One of the most fascinating and helpful aspects of the volume under review is the wide range of proxies deployed by its team of contributors as a means to “materializing globalization” (6). These include ceramics (Hommel); boat remains (Carter); animal and plant remains (Denham); burial traditions (Frachetti and Elissa Bullion); site survey remains (Jaffe and Flad); prestige goods (Brosseder and Miller); caravan inscriptions (Seland); aromatic tree products and historical linguistics (Hoogervorst and Boivin); copper and obsidian (Dumitru and Harrower); spices and forest products (Morrison); trade pottery (Lilley); and—potentially the most tricky of all—mythic pathways (Edwin Wilmsen).
Perhaps the most important contribution this volume makes to theorizing globalization as long-term cultural process is its insistence that the “people without history” have cultural, political, and economic agency as well as material and cultural legacies that have contributed in significant ways to the unfolding of globalization despite not having an urban, state-level, or imperial political center. The volume thus contests the urban, statist, and imperial bias of much received scholarship on the deep-time history of globalization. And, as already indicated, in various ways its contributors offer significant insight into the nature of this agency through documentation of the accumulated legacies of local innovation where particular technologies and cultural practices are concerned.

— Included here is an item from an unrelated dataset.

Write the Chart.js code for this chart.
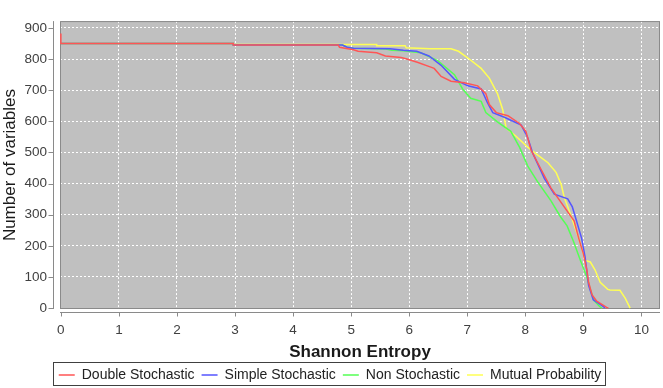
<!DOCTYPE html>
<html>
<head>
<meta charset="utf-8">
<script src="https://cdn.jsdelivr.net/npm/chart.js@4.4.0/dist/chart.umd.min.js"></script>
<style>
  html, body { margin: 0; padding: 0; background: #ffffff; }
</style>
</head>
<body>
<canvas id="entropyChart" width="663" height="388"></canvas>
<script>
// values: [entropy, number of variables]
const doubleStochastic = [
    [0, 882], [0, 850], [2.97, 850], [2.97, 845], [4.78, 845], [4.8, 838], [5.04, 830], [5.12, 825],
    [5.44, 820], [5.59, 810], [5.86, 805], [5.96, 800], [6.14, 790], [6.36, 775], [6.43, 770],
    [6.55, 744], [6.72, 729], [6.95, 724], [7.18, 714], [7.32, 689], [7.38, 654], [7.5, 628],
    [7.7, 618], [7.9, 593], [8.01, 568], [8.1, 507], [8.27, 446], [8.44, 386], [8.67, 325],
    [8.84, 280], [8.92, 224], [9.0, 174], [9.06, 123], [9.09, 83], [9.15, 42], [9.23, 22],
    [9.4, 2], [9.43, 0]
];
const simpleStochastic = [
    [0, 850], [2.97, 850], [2.97, 845], [4.85, 845], [4.93, 838], [5.04, 835], [5.67, 833],
    [5.9, 828], [6.13, 825], [6.24, 817], [6.34, 810], [6.55, 780], [6.78, 735], [7.01, 714],
    [7.24, 704], [7.35, 659], [7.44, 628], [7.64, 613], [7.93, 588], [8.04, 548], [8.13, 497],
    [8.33, 416], [8.5, 366], [8.73, 351], [8.81, 325], [8.89, 275], [8.97, 224], [9.03, 164],
    [9.09, 73], [9.17, 27], [9.29, 12], [9.35, 4], [9.37, 0]
];
const nonStochastic = [
    [0, 850], [2.97, 850], [2.97, 845], [4.85, 845], [4.93, 838], [5.04, 835], [5.6, 832],
    [5.7, 828], [5.9, 827], [6.2, 820], [6.49, 795], [6.78, 750], [6.92, 704], [7.06, 674],
    [7.24, 664], [7.32, 628], [7.52, 598], [7.75, 568], [7.9, 517], [8.04, 457], [8.21, 406],
    [8.44, 345], [8.6, 295], [8.72, 264], [8.83, 214], [8.95, 153], [9.06, 100], [9.12, 60],
    [9.18, 25], [9.28, 5], [9.32, 0]
];
const mutualProbability = [
    [0, 850], [2.97, 850], [2.97, 847], [5.44, 847], [5.44, 843], [5.93, 843], [5.95, 836],
    [6.36, 833], [6.72, 833], [6.85, 825], [7.0, 805], [7.24, 770], [7.38, 739], [7.52, 689],
    [7.61, 638], [7.67, 578], [7.84, 552], [8.04, 517], [8.21, 492], [8.39, 467], [8.53, 436],
    [8.62, 396], [8.67, 356], [8.79, 295], [8.89, 240], [8.97, 194], [9.03, 153], [9.12, 148],
    [9.2, 123], [9.29, 83], [9.42, 60], [9.46, 58], [9.63, 57], [9.72, 32], [9.8, 2], [9.81, 0]
];

const seriesNames = ['Double Stochastic', 'Simple Stochastic', 'Non Stochastic', 'Mutual Probability'];
const seriesColors = ['#ff5555', '#5555ff', '#55ff55', '#ffff55'];
const seriesData = [doubleStochastic, simpleStochastic, nonStochastic, mutualProbability];

const xTitle = 'Shannon Entropy';
const yTitle = 'Number of variables';

const fontFamily = '"Liberation Sans", Arial, sans-serif';

// grey plot background, outline, offset axis lines and legend frame
const plotFrame = {
    id: 'plotFrame',
    beforeDraw(chart) {
        const { ctx, chartArea: a } = chart;
        ctx.save();
        ctx.fillStyle = '#c0c0c0';
        ctx.fillRect(a.left, a.top, a.right - a.left, a.bottom - a.top);
        ctx.restore();
    },
    beforeDatasetsDraw(chart) {
        const { ctx, chartArea: a } = chart;
        ctx.save();
        ctx.strokeStyle = '#8a8a8a';
        ctx.lineWidth = 1;
        ctx.strokeRect(a.left + 0.5, a.top + 0.5, a.right - a.left - 1, a.bottom - a.top - 1);
        ctx.restore();
    },
    afterDraw(chart) {
        const { ctx, chartArea: a, scales } = chart;
        ctx.save();
        ctx.strokeStyle = '#8a8a8a';
        ctx.lineWidth = 1;

        // y axis line and tick marks
        const ax = Math.round(a.left) - 6.5;
        ctx.beginPath();
        ctx.moveTo(ax, a.top);
        ctx.lineTo(ax, a.bottom);
        scales.y.ticks.forEach(t => {
            const py = Math.round(scales.y.getPixelForValue(t.value)) + 0.5;
            ctx.moveTo(ax - 5, py);
            ctx.lineTo(ax, py);
        });
        // x axis line and tick marks
        const ay = Math.round(a.bottom) + 3.5;
        ctx.moveTo(a.left, ay);
        ctx.lineTo(a.right, ay);
        scales.x.ticks.forEach(t => {
            const px = Math.round(scales.x.getPixelForValue(t.value)) + 0.5;
            ctx.moveTo(px, ay);
            ctx.lineTo(px, ay + 4);
        });
        ctx.stroke();

        // frame around the legend
        const boxes = chart.legend.legendHitBoxes;
        if (boxes && boxes.length) {
            const first = boxes[0];
            const last = boxes[boxes.length - 1];
            const l = Math.round(first.left) - 5.5;
            const r = Math.round(last.left + last.width) + 4.5;
            const t = Math.round(first.top) - 5.5;
            const b = Math.round(first.top + first.height) + 3.5;
            ctx.strokeStyle = '#404040';
            ctx.strokeRect(l, t, r - l, b - t);
        }
        ctx.restore();
    }
};

const ctx = document.getElementById('entropyChart').getContext('2d');
const entropyChart = new Chart(ctx, {
    type: 'scatter',
    data: {
        datasets: seriesData.map((pts, i) => ({
            label: seriesNames[i],
            data: pts.map(p => ({ x: p[0], y: p[1] })),
            showLine: true,
            borderColor: seriesColors[i],
            backgroundColor: seriesColors[i],
            borderWidth: 1.5,
            pointRadius: 0,
            pointHoverRadius: 0,
            pointStyle: 'line',
            tension: 0
        }))
    },
    options: {
        responsive: false,
        animation: false,
        layout: {
            padding: { top: 3, right: 3, left: 0, bottom: -4 }
        },
        plugins: {
            tooltip: { enabled: false },
            legend: {
                position: 'bottom',
                labels: {
                    usePointStyle: true,
                    pointStyleWidth: 16,
                    boxHeight: 14,
                    padding: 7,
                    color: '#222222',
                    font: { family: fontFamily, size: 14, lineHeight: 1 }
                }
            }
        },
        scales: {
            x: {
                type: 'linear',
                min: -0.015,
                max: 10.32,
                afterFit: s => { s.height = 52; },
                ticks: {
                    stepSize: 1,
                    includeBounds: false,
                    padding: 13,
                    maxRotation: 0,
                    color: '#404040',
                    font: { family: fontFamily, size: 13.5 }
                },
                grid: {
                    color: '#ffffff',
                    lineWidth: 1,
                    drawTicks: false
                },
                border: { display: false, dash: [2, 2] },
                title: {
                    display: true,
                    text: xTitle,
                    color: '#1a1a1a',
                    padding: { top: 0, bottom: -2 },
                    font: { family: fontFamily, size: 17, weight: 'bold' }
                }
            },
            y: {
                type: 'linear',
                min: -3,
                max: 922,
                afterFit: s => { s.width = 60; },
                ticks: {
                    stepSize: 100,
                    includeBounds: false,
                    padding: 13,
                    color: '#404040',
                    font: { family: fontFamily, size: 13.5 }
                },
                grid: {
                    color: '#ffffff',
                    lineWidth: 1,
                    drawTicks: false
                },
                border: { display: false, dash: [2, 2] },
                title: {
                    display: true,
                    text: yTitle,
                    color: '#1a1a1a',
                    padding: { top: 0, bottom: 0 },
                    font: { family: fontFamily, size: 17 }
                }
            }
        }
    },
    plugins: [plotFrame]
});
</script>
</body>
</html>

To the examples already noted can be added the emergence of pottery production among preagricultural hunter-gatherers and its spread throughout Eurasia (Hommel); the spread of ideologies relating to burial practices throughout Asia (Frachetti and Bullion); the spread of particular prestige goods throughout Eurasia (Brosseder and Miller); the development of ships for long-distance river navigation by craftsmen of Southeast Asia (Hoogervorst and Boivin); the mastery of copper and obsidian manufacturing by local metalsmiths from Oman and Ethiopia (Dumitru and Harrower); and last but not least, the incorporation of critical local knowledge as a means to European colonial expansion (Morrison). The point of all of these examples is to emphasize the many ways in which the “people without history” were in fact integral, if unacknowledged partners in the multi-millennial project we today have come to call globalization. In the eyes of this reviewer Globalization in Prehistory offers a long overdue corrective to much received theorizing about globalization in the premodern past.